【痛みの評価】遠位の関節から操作してみる。

「座ると腰がいたい」
このように訴える人をどのように評価しているか。
軟部組織に注目して書いてみます。

 まず実際に座ってみる。
①すぐに痛みが出る場合は、座っているその姿勢や関節可動域に依存しているということがわかります。
②反対に徐々に痛くなってくる場合、関節の角度などではなく筋持久力の問題が強そうだなと考えます。だんだんと重力に抗することができなくなっている可能性があるからです。

 今回は①の場合について説明します。関節の位置を変化させることで軽減要素を見つけていきます。ここでとても大事なのは「遠位」の関節から操作していくことです。腰椎より上位であれば頭部・上肢から、腰椎より下位であれば足からです。
※操作は自動と他動を必ず分けて見ます。ここからは他動的な操作の説明です。

 なぜ遠くの関節から動かすのか?それは筋膜や筋連結を想定すべきだからです。例えば頭部を屈曲したら、後頭部の筋群が伸びていきます。それらに連結している脊柱起立筋群が頭側に牽引されていき、腰部〜仙骨の軟部組織まで牽引力がかかります。
 もし頭部を屈曲しただけで腰痛が増悪する場合、頭頸部付近に一つの原因が隠れているかもしれない、と考えることができるわけです。
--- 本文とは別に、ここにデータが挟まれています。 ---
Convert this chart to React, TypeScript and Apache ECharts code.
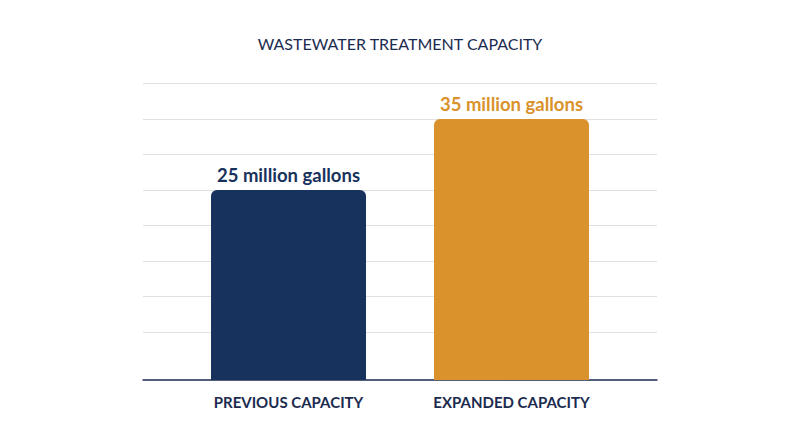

 腰椎よりも下位の操作を考えてみましょう。座っている状態でまず足関節を背屈してみます。「いや足関節が腰痛の原因になるわけないでしょ」「座ってるから下肢の影響は除けるはずだ」という声が飛んできそうですが、実際には足関節の底背屈で、座位中の腰痛が増減することがあります。
 わたしの経験上、足関節を底屈ではなく背屈をすると腰痛が増悪することがあります。それは腓腹筋 - 大腿四頭筋 - 大殿筋 - 胸腰筋膜の螺旋筋膜の関与が考えられます。(筋膜マニピュレーション理論編 原著第2版 p169 図137など)
 もし背屈のみで症状が増悪した場合、腓腹筋の硬さが原因で腰痛を引き起こしているかもしれません。実際に腓腹筋への治療で腰痛が軽減するケースを経験しています。反対に足関節の底屈にて増悪する場合は前脛骨筋などの背屈筋群に対しての評価、治療に進んでいきます。

 もうひとつ、遠位の関節から他動的に操作して行く理由を述べていきます。例えば、はじめに膝関節を操作することにしましょう。座った状態で膝を曲げます。そうすると足関節の位置も変わってしまうのです。床についている場合は背屈方向へ移動します。膝などの最遠位ではない関節では、どうしても2関節以上の動きが同期してしまうため、遠位の関節から操作するのです。※実際は最遠位の関節は足関節ではなくて足趾です。ここでは理解しやすい説明として足関節を取り上げました。

 今回は神経や椎間板、椎間関節などの影響を考えず軟部組織のみの評価を述べました。上記で述べたとおり軟部組織は全て連結しています。腰痛だからと、脊柱起立筋や広背筋など痛みの部位だけの評価に留まらず、全身のつながりを意識してみるべきだとお伝えさせていただきました。ぜひ遠位の関節から動かしてみてください。